Em outra frente, o governo decidiu reduzir o Imposto sobre Operações Financeiras (IOF) para investimentos em renda fixa, uma forma de atrair capitais estrangeiros. Deu resultado. Entre 2012 e 2013, os investimento estrangeiro em carteira, como ações e títulos públicos, mais do que dobraram. Saíram de US$ 16,5 bilhões, em 2012, para US$ 34,7 bilhões, no ano seguinte. “O problema desse tipo de capital é que ele é mais volátil do que o investimento direto, que é para a produção. Então, a qualquer sinal de crise, o investidor pode vender os papéis, realizar o lucro e sair do país a qualquer momento”, disse Kawall.
Brasileiros gastam US$ 25 bi
A atração dos brasileiros por conhecer outros países foi outro fator que ajudou a explicar a piora do resultado externo em 2013. Os gastos feitos no exterior somaram US$ 25,34 bilhões, contra US$ 22,33 bilhões, com crescimento de 14%. O novo recorde não deixou de ser uma surpresa, inclusive para o BC, que apostava num esfriamento no segundo semestre depois que o dólar engatou na trajetória de alta em relação ao real. No ano, o avanço a moeda dos Estados Unidos foi de 14,6%. Para 2014, a expectativa do BC é de continuidade do crescimento das viagens internacionais, mas em menor ritmo, em torno de 2%, com a aposta de gastos em US$ 19 bilhões.
Vale lembrar que pesa contra os planos dos viajantes este ano o aumento do imposto sobre o uso de cartões pré-pago de 0,38% para 6,38%, como já é no caso do cartão de crédito. Resta saber se o BC não errará novamente sua avaliação. “O aumento da renda dos brasileiros deve ser maior que o aumento dos custos das viagens causado pelo dólar”, admitiu o chefe-adjunto do Departamento Econômico do Banco Central, Fernando Rocha.
A representante comercial Érica Uba aproveitou a viagem que fez a passeio para a Itália, Irlanda e Marrocos para fazer compras e equipar a casa nova. De acordo com ela, foram mais de US$ 700 em utensílios para casa, roupas, calçados e perfumes que, se fossem comprados no Brasil, custariam o dobro do preço ou até três vez mais. “Revertendo a moeda, meus gastos com esses produto não chegaram a R$ 2 mil. Se fosse comprar as mesmas coisas aqui, gastaria mais de R$ 5 mil”, diz Érica que afirma ainda que mesmo o dólar estando em alta, as compras e viagem internacionais saem mais em conta.
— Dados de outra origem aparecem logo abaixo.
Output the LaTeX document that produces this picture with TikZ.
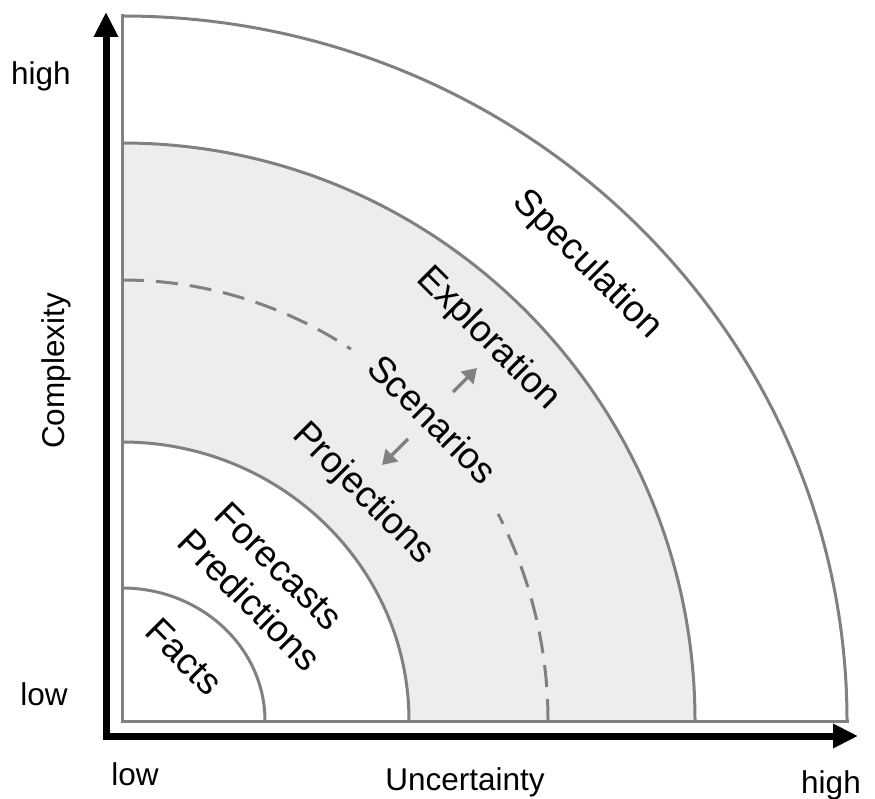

O planejamento dela é fazer pelo menos uma viagem para o exterior por ano. Para a próxima, ela conta que aos poucos já está comprando a moeda estrangeira, dólar ou euro, na tentativa de driblar a alta de 0,38% para 6,38% da alíquota do Imposto sobre Operações Financeiras (IOF) incidente nos pagamentos em moeda estrangeira feitos com cartão de débito, saques em moeda estrangeira no exterior e carregamento de cartões pré-pagos com moeda estrangeira. “Começo a comprar pequenas quantidades de dólar ou euro. Se eu consigo juntar dinheiro eu já vou e troco para chegar na época da viagem com uma boa reserva. É bom aliar o turismo as compras, já que os produtos lá fora são bem mais baratos que aqui”, reafirma.